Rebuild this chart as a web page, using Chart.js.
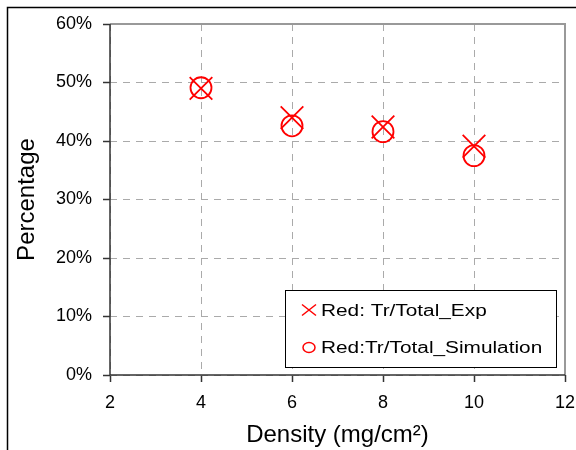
<!DOCTYPE html>
<html>
<head>
<meta charset="utf-8">
<script src="https://cdn.jsdelivr.net/npm/chart.js@4/dist/chart.umd.min.js"></script>
<style>
  html, body { margin: 0; padding: 0; background: #fff; }
  #wrap { width: 576px; height: 450px; }
</style>
</head>
<body>
<div id="wrap"><canvas id="chart" width="576" height="450"></canvas></div>
<script>
// values
const densities = [4, 6, 8, 10];
const expPercent = [49.0, 44.0, 42.4, 39.1];
const simPercent = [49.1, 42.6, 41.6, 37.5];
const seriesLabels = ['Red: Tr/Total_Exp', 'Red:Tr/Total_Simulation'];
const xTitle = 'Density (mg/cm\u00B2)';
const yTitle = 'Percentage';

const FONT = "'Liberation Sans', Arial, sans-serif";
Chart.defaults.font.family = FONT;
Chart.defaults.color = '#000';

const toPoints = (ys) => densities.map((d, i) => ({ x: d, y: ys[i] }));

// outer frame + plot frame lines
const framePlugin = {
    id: 'frame',
    beforeDraw(chart) {
        const ctx = chart.ctx;
        ctx.save();
        ctx.fillStyle = '#fff';
        ctx.fillRect(0, 0, chart.width, chart.height);
        ctx.strokeStyle = '#000';
        ctx.lineWidth = 1.5;
        ctx.beginPath();
        ctx.moveTo(7.5, chart.height);
        ctx.lineTo(7.5, 7.5);
        ctx.lineTo(chart.width, 7.5);
        ctx.stroke();
        ctx.restore();
    },
    beforeDatasetsDraw(chart) {
        const { ctx, chartArea: a } = chart;
        ctx.save();
        ctx.strokeStyle = '#999';
        ctx.lineWidth = 2;
        ctx.beginPath();
        ctx.moveTo(a.left, a.top);
        ctx.lineTo(a.right, a.top);
        ctx.lineTo(a.right, a.bottom);
        ctx.stroke();
        ctx.strokeStyle = '#333';
        ctx.lineWidth = 1.5;
        ctx.beginPath();
        ctx.moveTo(a.left, a.top);
        ctx.lineTo(a.left, a.bottom);
        ctx.lineTo(a.right, a.bottom);
        ctx.stroke();
        ctx.restore();
    }
};

// boxed legend inside the plot, lower right (text is horizontally stretched like the source)
const boxLegend = {
    id: 'boxLegend',
    afterDraw(chart) {
        const ctx = chart.ctx;
        const box = { x: 285.5, y: 290.5, w: 271, h: 77 };
        const rows = [310, 347.5];
        const sx = 1.3;
        ctx.save();
        ctx.fillStyle = '#fff';
        ctx.fillRect(box.x, box.y, box.w, box.h);
        ctx.strokeStyle = '#000';
        ctx.lineWidth = 1;
        ctx.strokeRect(box.x, box.y, box.w, box.h);

        chart.data.datasets.forEach((ds, i) => {
            const cy = rows[i];
            ctx.strokeStyle = ds.borderColor;
            ctx.lineWidth = 1.5;
            ctx.beginPath();
            if (ds.pointStyle === 'crossRot') {
                ctx.moveTo(302, cy - 5.5); ctx.lineTo(316, cy + 5.5);
                ctx.moveTo(316, cy - 5.5); ctx.lineTo(302, cy + 5.5);
            } else {
                ctx.ellipse(309, cy, 6, 5, 0, 0, Math.PI * 2);
            }
            ctx.stroke();

            ctx.save();
            ctx.translate(321, cy + 5.5);
            ctx.scale(sx, 1);
            ctx.fillStyle = '#000';
            ctx.font = '16px ' + FONT;
            ctx.textBaseline = 'alphabetic';
            ctx.fillText(ds.label, 0, 0);
            ctx.restore();
        });
        ctx.restore();
    }
};

const gridCommon = {
    color: '#aaa',
    lineWidth: 1,
    drawTicks: true,
    tickLength: 7,
    tickColor: '#333',
    tickWidth: 1.5,
    tickBorderDash: []
};

new Chart(document.getElementById('chart'), {
    type: 'scatter',
    data: {
        datasets: [
            {
                label: seriesLabels[0],
                data: toPoints(expPercent),
                pointStyle: 'crossRot',
                pointRadius: 16,
                pointHoverRadius: 16,
                borderColor: '#ff0000',
                backgroundColor: 'rgba(0,0,0,0)',
                pointBorderWidth: 1.8,
                showLine: false
            },
            {
                label: seriesLabels[1],
                data: toPoints(simPercent),
                pointStyle: 'circle',
                pointRadius: 10.5,
                pointHoverRadius: 10.5,
                borderColor: '#ff0000',
                backgroundColor: 'rgba(0,0,0,0)',
                pointBorderWidth: 1.8,
                showLine: false
            }
        ]
    },
    options: {
        responsive: false,
        animation: false,
        events: [],
        layout: { autoPadding: false, padding: { left: 8, right: 11, top: 24, bottom: 0 } },
        plugins: {
            legend: { display: false },
            tooltip: { enabled: false }
        },
        scales: {
            x: {
                type: 'linear',
                min: 2,
                max: 12,
                afterFit: (s) => { s.height = 75; s.paddingLeft = 0; s.paddingRight = 0; },
                ticks: { stepSize: 2, padding: 10, font: { size: 18 }, color: '#000' },
                grid: gridCommon,
                border: { display: false, dash: [7, 6] },
                title: {
                    display: true,
                    text: xTitle,
                    font: { size: 24 },
                    color: '#000',
                    padding: { top: 0, bottom: 0 }
                }
            },
            y: {
                min: 0,
                max: 60,
                afterFit: (s) => { s.width = 102; s.paddingTop = 0; s.paddingBottom = 0; },
                ticks: {
                    stepSize: 10,
                    padding: 11,
                    font: { size: 18 },
                    color: '#000',
                    callback: (v) => v + '%'
                },
                grid: gridCommon,
                border: { display: false, dash: [7, 6] },
                title: {
                    display: true,
                    text: yTitle,
                    font: { size: 24 },
                    color: '#000',
                    padding: { top: 5, bottom: 0 }
                }
            }
        }
    },
    plugins: [framePlugin, boxLegend]
});
</script>
</body>
</html>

**Goal:** Copy out every line of the material above exactly, skipping the pictures.

**Complete response:**
Rebuild this chart as a web page, using Chart.js.
<!DOCTYPE html>
<html>
<head>
<meta charset="utf-8">
<script src="https://cdn.jsdelivr.net/npm/chart.js@4/dist/chart.umd.min.js"></script>
<style>
  html, body { margin: 0; padding: 0; background: #fff; }
  #wrap { width: 576px; height: 450px; }
</style>
</head>
<body>
<div id="wrap"><canvas id="chart" width="576" height="450"></canvas></div>
<script>
// values
const densities = [4, 6, 8, 10];
const expPercent = [49.0, 44.0, 42.4, 39.1];
const simPercent = [49.1, 42.6, 41.6, 37.5];
const seriesLabels = ['Red: Tr/Total_Exp', 'Red:Tr/Total_Simulation'];
const xTitle = 'Density (mg/cm\u00B2)';
const yTitle = 'Percentage';

const FONT = "'Liberation Sans', Arial, sans-serif";
Chart.defaults.font.family = FONT;
Chart.defaults.color = '#000';

const toPoints = (ys) => densities.map((d, i) => ({ x: d, y: ys[i] }));

// outer frame + plot frame lines
const framePlugin = {
    id: 'frame',
    beforeDraw(chart) {
        const ctx = chart.ctx;
        ctx.save();
        ctx.fillStyle = '#fff';
        ctx.fillRect(0, 0, chart.width, chart.height);
        ctx.strokeStyle = '#000';
        ctx.lineWidth = 1.5;
        ctx.beginPath();
        ctx.moveTo(7.5, chart.height);
        ctx.lineTo(7.5, 7.5);
        ctx.lineTo(chart.width, 7.5);
        ctx.stroke();
        ctx.restore();
    },
    beforeDatasetsDraw(chart) {
        const { ctx, chartArea: a } = chart;
        ctx.save();
        ctx.strokeStyle = '#999';
        ctx.lineWidth = 2;
        ctx.beginPath();
        ctx.moveTo(a.left, a.top);
        ctx.lineTo(a.right, a.top);
        ctx.lineTo(a.right, a.bottom);
        ctx.stroke();
        ctx.strokeStyle = '#333';
        ctx.lineWidth = 1.5;
        ctx.beginPath();
        ctx.moveTo(a.left, a.top);
        ctx.lineTo(a.left, a.bottom);
        ctx.lineTo(a.right, a.bottom);
        ctx.stroke();
        ctx.restore();
    }
};

// boxed legend inside the plot, lower right (text is horizontally stretched like the source)
const boxLegend = {
    id: 'boxLegend',
    afterDraw(chart) {
        const ctx = chart.ctx;
        const box = { x: 285.5, y: 290.5, w: 271, h: 77 };
        const rows = [310, 347.5];
        const sx = 1.3;
        ctx.save();
        ctx.fillStyle = '#fff';
        ctx.fillRect(box.x, box.y, box.w, box.h);
        ctx.strokeStyle = '#000';
        ctx.lineWidth = 1;
        ctx.strokeRect(box.x, box.y, box.w, box.h);

        chart.data.datasets.forEach((ds, i) => {
            const cy = rows[i];
            ctx.strokeStyle = ds.borderColor;
            ctx.lineWidth = 1.5;
            ctx.beginPath();
            if (ds.pointStyle === 'crossRot') {
                ctx.moveTo(302, cy - 5.5); ctx.lineTo(316, cy + 5.5);
                ctx.moveTo(316, cy - 5.5); ctx.lineTo(302, cy + 5.5);
            } else {
                ctx.ellipse(309, cy, 6, 5, 0, 0, Math.PI * 2);
            }
            ctx.stroke();

            ctx.save();
            ctx.translate(321, cy + 5.5);
            ctx.scale(sx, 1);
            ctx.fillStyle = '#000';
            ctx.font = '16px ' + FONT;
            ctx.textBaseline = 'alphabetic';
            ctx.fillText(ds.label, 0, 0);
            ctx.restore();
        });
        ctx.restore();
    }
};

const gridCommon = {
    color: '#aaa',
    lineWidth: 1,
    drawTicks: true,
    tickLength: 7,
    tickColor: '#333',
    tickWidth: 1.5,
    tickBorderDash: []
};

new Chart(document.getElementById('chart'), {
    type: 'scatter',
    data: {
        datasets: [
            {
                label: seriesLabels[0],
                data: toPoints(expPercent),
                pointStyle: 'crossRot',
                pointRadius: 16,
                pointHoverRadius: 16,
                borderColor: '#ff0000',
                backgroundColor: 'rgba(0,0,0,0)',
                pointBorderWidth: 1.8,
                showLine: false
            },
            {
                label: seriesLabels[1],
                data: toPoints(simPercent),
                pointStyle: 'circle',
                pointRadius: 10.5,
                pointHoverRadius: 10.5,
                borderColor: '#ff0000',
                backgroundColor: 'rgba(0,0,0,0)',
                pointBorderWidth: 1.8,
                showLine: false
            }
        ]
    },
    options: {
        responsive: false,
        animation: false,
        events: [],
        layout: { autoPadding: false, padding: { left: 8, right: 11, top: 24, bottom: 0 } },
        plugins: {
            legend: { display: false },
            tooltip: { enabled: false }
        },
        scales: {
            x: {
                type: 'linear',
                min: 2,
                max: 12,
                afterFit: (s) => { s.height = 75; s.paddingLeft = 0; s.paddingRight = 0; },
                ticks: { stepSize: 2, padding: 10, font: { size: 18 }, color: '#000' },
                grid: gridCommon,
                border: { display: false, dash: [7, 6] },
                title: {
                    display: true,
                    text: xTitle,
                    font: { size: 24 },
                    color: '#000',
                    padding: { top: 0, bottom: 0 }
                }
            },
            y: {
                min: 0,
                max: 60,
                afterFit: (s) => { s.width = 102; s.paddingTop = 0; s.paddingBottom = 0; },
                ticks: {
                    stepSize: 10,
                    padding: 11,
                    font: { size: 18 },
                    color: '#000',
                    callback: (v) => v + '%'
                },
                grid: gridCommon,
                border: { display: false, dash: [7, 6] },
                title: {
                    display: true,
                    text: yTitle,
                    font: { size: 24 },
                    color: '#000',
                    padding: { top: 5, bottom: 0 }
                }
            }
        }
    },
    plugins: [framePlugin, boxLegend]
});
</script>
</body>
</html>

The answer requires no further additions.